Here we see one possible example of defining a <template> element with candidate types named, and then type definitions using that named template type. This would manifest at runtime with any of the candidate types being a valid concrete type passed inplace of the template name. i.e. you could connect a float output in to the in port of type numeric above.

Build time AND runtime template system - XML based

The final possible solution proposed here, the most complex, is a combination of the two above. It would be possible to create a XML based system that could be baked out to concrete definitions at build time. That same syntax could, respecting some build time configuration, be installed unmodified and used in MaterialX library that is capable of using a runtime polymorphic system as described above.

The authors of this proposal think this solution is likely the end goal of this work, but they also think that trying to jump right to this solution is probably too large a singular piece of work to take on in one go. Instead, this solution is discussed here to help the community and the developers on the project keep in mind this potential end goal.

Additional Considerations

Changing the way that node definitions, nodegraphs and potentially even types are described could be a pretty fundamental change, and so we need to take care to consider potential consequences.

Named Values

Absent from this proposal is any discussion around how to handle the differing value strings for the varying types, 0.0 for float vs 0.0, 0.0, 0.0 for color3 etc. This is discussed in a separate related Named Values proposal. This proposal is separate, as it could be designed and implemented as a separate orthogonal system, with its own merits. If both proposals are undertaken, there will likely be overlap between them.

Increased cognitive complexity

The current system, while verbose is very straight forward to understand, parse and process. Even if the new solution is still purely XML based, its inevitable that reading the source will be more complex, and possibly even the installed data library could still retain polymorphic information which would be more complex to parse and process.

Runtime changes required

MaterialX is an important component in several pieces of commercial software. Any change to the file format used to describe the Data Library, or MaterialX documents themselves need to be carefully considered in terms of the impact to those downstream consumers, and weighed against an increased burden of work for adoption. OpenUSD is a particularly important example here.

This consideration is one reason to strongly consider a build time solution over a runtime solution, as we would end up installing the same set of Data Library files as we do today, just with a hopefully simpler and less redundant set of sources.

Additional dependencies

Jinja or any other external system used at build time (or runtime) to implement this generic type system will increase the dependency complexity of the MaterialX project.
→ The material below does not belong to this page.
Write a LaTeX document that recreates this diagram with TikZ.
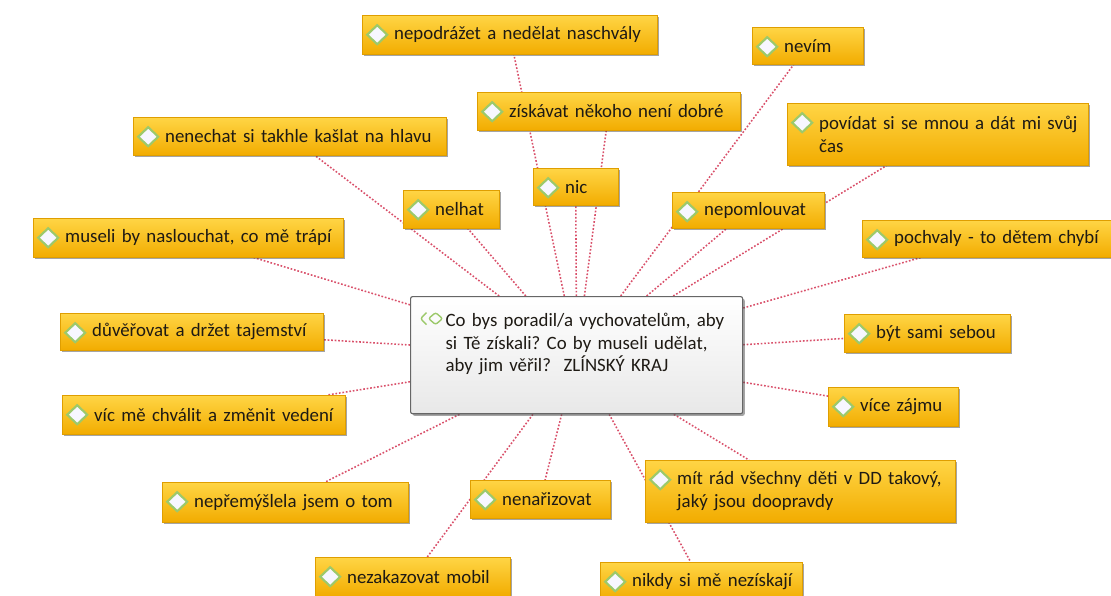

The project currently takes a "batteries included" approach, where all that is required is to clone the repository, and everything necessary to build is provided (though obviously things like Python and Emscripten are needed for those bindings).

This consideration could be mitigated if we used this system to generate the artifacts in the repository itself. usdGenSchema operates in a similar way, generating files that are then committed back to the repository, thus removing the strict build-time dependency if a user just wants to build the existing defined schema.

Conclusion

It is the opinion of the authors of this proposal that a generic type system for the MaterialX Data Library would be a significant improvement to the MaterialX ecosystem, any of the above solutions would be a step in a positive direction. The authors suggest taking an incremental approach and validating at each step, thus lowering the risk and complexity. Starting initially with an XML based build time system, those source files could then be used to prototype a runtime system.